Dipl.-Kfm. Björn Keller, Steuerberater, Chemnitz

Zeitliche Grenze für die Erklärung des Verzichts auf die Steuerbefreiung und die Rücknahme des Verzichts

Mit seinem Schreiben vom 02.08.2017 nimmt das Bundesministerium der Finanzen Bezug auf mehrere Urteile des Bundesfinanzhofs (vom 19.12.2013 - V R 6/12 und V R 7/12 - sowie vom 21.10.2015 - XI R 40/13 -). Darin hat der Bundesfinanzhof entschieden, dass die Rücknahme des Verzichts auf Steuerbefreiung nach § 9 UStG möglich ist, solange die Steuerfestsetzung für das Jahr der Leistungserbringung anfechtbar oder auf Grund eines Vorbehalts der Nachprüfung noch änderbar ist. Der Verzicht und sein Rückgängigmachen als actus contrarius sind aufgrund der zeitlichen Grenzen ihres Ausübens gleich zu behandeln. Der Verzicht auf die Umsatzsteuerbefreiung der Lieferung eines Grundstücks (außerhalb eines Zwangsversteigerungsverfahrens) kann nur in dem dieser Grundstückslieferung zu Grunde liegenden notariell zu beurkundenden Vertrag erklärt werden kann. Ein späterer Verzicht auf die Umsatzsteuerbefreiung ist unwirksam, auch wenn er notariell beurkundet wird.
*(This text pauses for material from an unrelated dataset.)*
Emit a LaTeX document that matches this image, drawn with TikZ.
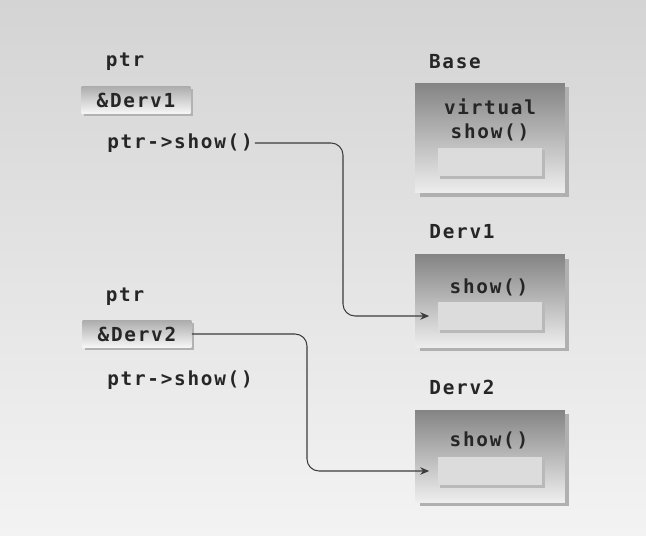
\documentclass[tikz,border=0pt]{standalone}
\usepackage{fontspec}
\newfontfamily\codefont{DejaVu Sans Mono Bold}[LetterSpace=9]
\usetikzlibrary{arrows.meta,shadows}
\definecolor{bgtop}{RGB}{212,212,212}
\definecolor{bgbot}{RGB}{243,243,243}
\definecolor{boxtop}{RGB}{132,132,132}
\definecolor{boxbot}{RGB}{238,238,238}
\definecolor{slotfill}{RGB}{220,220,220}
\definecolor{wire}{RGB}{60,60,60}
\tikzset{
  code/.style={font=\codefont\fontsize{11}{13.6}\selectfont, text=black!85, inner sep=1pt},
  classbox/.style={minimum width=3cm, top color=boxtop, bottom color=boxbot,
    general shadow={fill=gray!62, shadow xshift=0.9mm, shadow yshift=-0.8mm}},
  slot/.style={minimum width=2.1cm, minimum height=0.57cm, fill=slotfill,
    general shadow={fill=gray!55, shadow xshift=0.5mm, shadow yshift=-0.5mm}},
  ptrbox/.style={code, minimum width=2.18cm, minimum height=0.55cm, top color=gray!65, bottom color=gray!6,
    general shadow={fill=gray!60, shadow xshift=0.5mm, shadow yshift=-0.5mm}},
  conn/.style={->, draw=wire, line width=0.6pt, rounded corners=2.4mm, shorten >=1.6mm}
}
\begin{document}
\begin{tikzpicture}[x=0.02cm, y=-0.02cm, >={Stealth[length=1.8mm,width=1.5mm]}]
\fill[top color=bgtop, bottom color=bgbot] (0,0) rectangle (646,535);
% pointer side
\node[code] (ptr1) at (125,62) {ptr};
\node[ptrbox] (pbox1) at (136,100) {\&Derv1};
\node[code] (call1) at (180,143) {ptr->show()};
\node[code] (ptr2) at (125,297) {ptr};
\node[ptrbox] (pbox2) at (137,334) {\&Derv2};
\node[code] (call2) at (180,380) {ptr->show()};
% classes
\node[code] (lbase) at (455,62) {Base};
\node[classbox, minimum height=2.2cm] (base) at (490,138) {};
\node[code, align=center] (vshow) at (490,120) {virtual\\show()};
\node[slot] (slot0) at (490,162) {};
\node[code] (lderv1) at (462,232) {Derv1};
\node[classbox, minimum height=1.86cm] (derv1) at (490,301) {};
\node[code] (show1) at (489,287) {show()};
\node[slot] (slot1) at (490,316) {};
\node[code] (lderv2) at (462,387) {Derv2};
\node[classbox, minimum height=1.84cm] (derv2) at (490,456) {};
\node[code] (show2) at (489,440) {show()};
\node[slot] (slot2) at (490,471) {};
% calls
\coordinate (bend1) at (343,316);
\coordinate (bend2) at (307,471);
\draw[conn] (call1.east) -| (bend1) -- (slot1.west);
\draw[conn] (pbox2.east) -| (bend2) -- (slot2.west);
\end{tikzpicture}
\end{document}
Wegen dieser zeitlich bindenden Beschränkung der Optionsausübung auf den ursprünglich notariell beurkundeten Grundstückskaufvertrag bleibt auch die Rücknahme des Verzichts auf diesen Zeitpunkt begrenzt. Das Bundesministerium der Finanzen hat dazu den geltenden Umsatzsteuer-Anwendungserlass (UStAE) allgemeingültig geändert. Zudem ersetzt dieses Schreiben des Bundesministeriums der Finanzen das Schreiben vom 01.10.2010. Es ist in allen offenen Fällen anzuwenden. Den vorgenannten Urteilen des Bundesfinanzhofs entgegenstehende Verwaltungsanweisungen aus dem Jahre 2004 sind nicht mehr anzuwenden. Beruft sich ein Unternehmer allerdings auf diese, weil sie für ihn günstiger sind, wird die Wirksamkeit der Option in Fällen von notariellen Vertragsergänzungen oder -änderungen für Erklärungen nach dem 31.03.2004 bis zum 31.10.2010 nicht beanstandet. Für Zeiträume ab dem 01.11.2010 kommt auf Grund des Schreibens vom 01.10.2010 ein Vertrauensschutz in Fällen von notariellen Vertragsergänzungen oder -änderungen noch bis zur formellen Bestandskraft der betreffenden Jahressteuerfestsetzung in Betracht. Voraussetzung ist, dass die Erklärungen vor dem 01.01.2018 abgegeben wurden.